The Observer met Mr. Reuveni at an Upper West Side Italian place for lunch before our tour of the Laureate. When we arrived, he was already sitting at the bar waiting, checking email on his BlackBerry. Sharing his biography over a chicken paillard, Mr. Reuveni chose his words carefully, peering through his transition lenses without blinking for long periods of time as he spoke.
Originally from Tel Aviv, Mr. Reuveni immigrated to the U.S. at 15 and attended high school in Queens. In his youth, Mr. Reuveni was a vigorous athlete. “I used to do gymnastics in high school. I fenced as well. I was always very athletic,” he said.
And what of his love of karate?
“I normally don’t talk about that,” Mr. Reuveni said, almost imperceptibly caught off-guard, his discomfort belied by a sole blink. Mr. Reuveni momentarily forgot he had casually mentioned his passion for karate on an earlier occasion, and was surprised when asked about it anew. Instantly regaining his characteristic sang-froid, he began to explain his interest in the sport.

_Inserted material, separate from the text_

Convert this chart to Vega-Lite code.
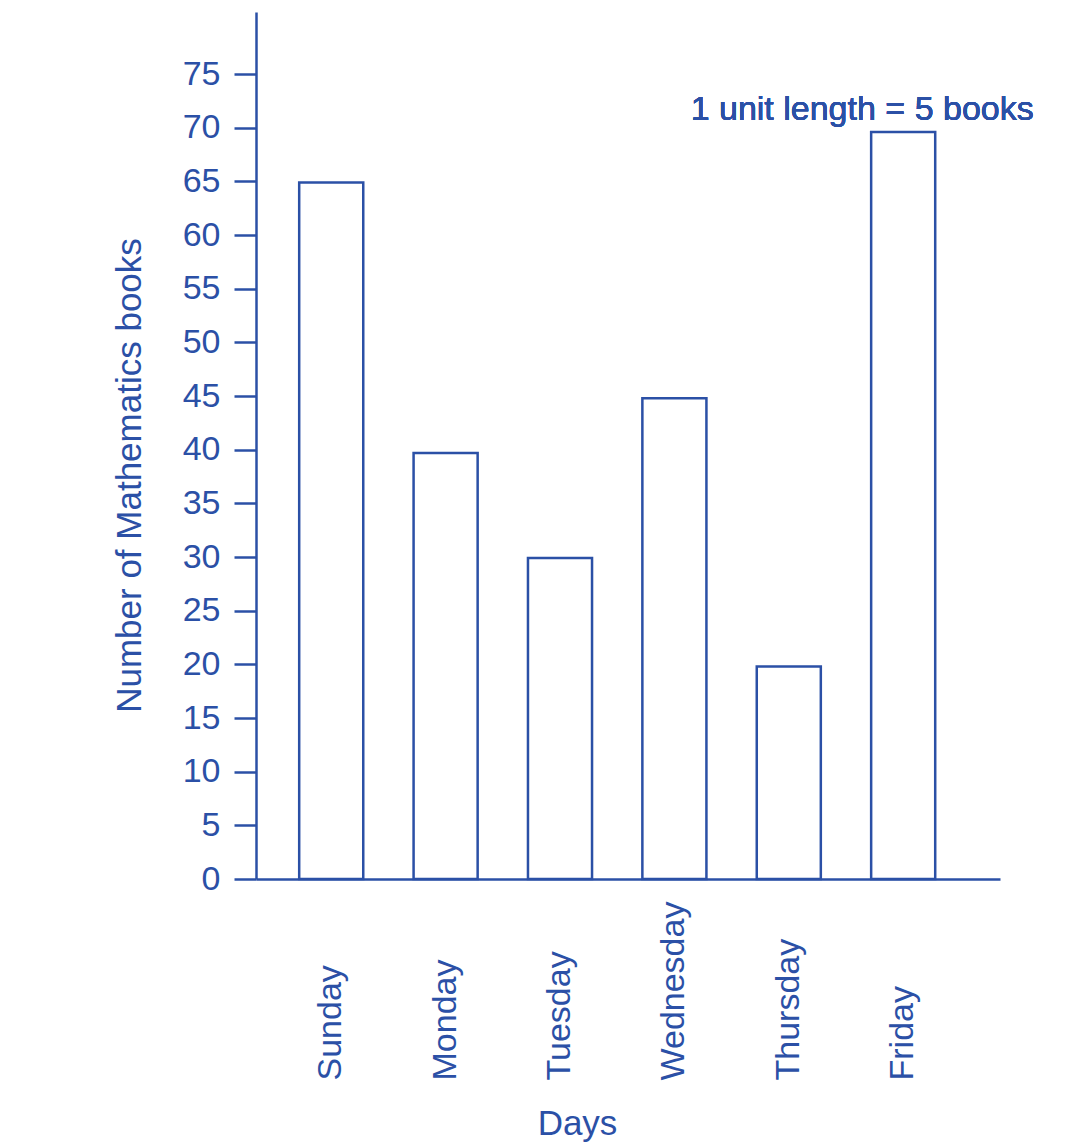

When he was 26, Mr. Reuveni sat mesmerized as a martial artist demonstrated a series of moves. “There’s a very high level of perfectionism with the sport,” he said “which I always liked. It was an outlet for me, both mental and physical, and I think it definitely did help me in my professional life. I think that discipline, that sense of order, that sense of purpose … the structure of how to get results,” he said.
Initially finding his stride in international relocations, Mr. Reuveni handpicked luxe lofts for globe-trotting executives, often working with large banks and law firms. He developed his understanding of nouveau riche corporate buyers, all the while spinning a web of connections among developers and brokers throughout the city.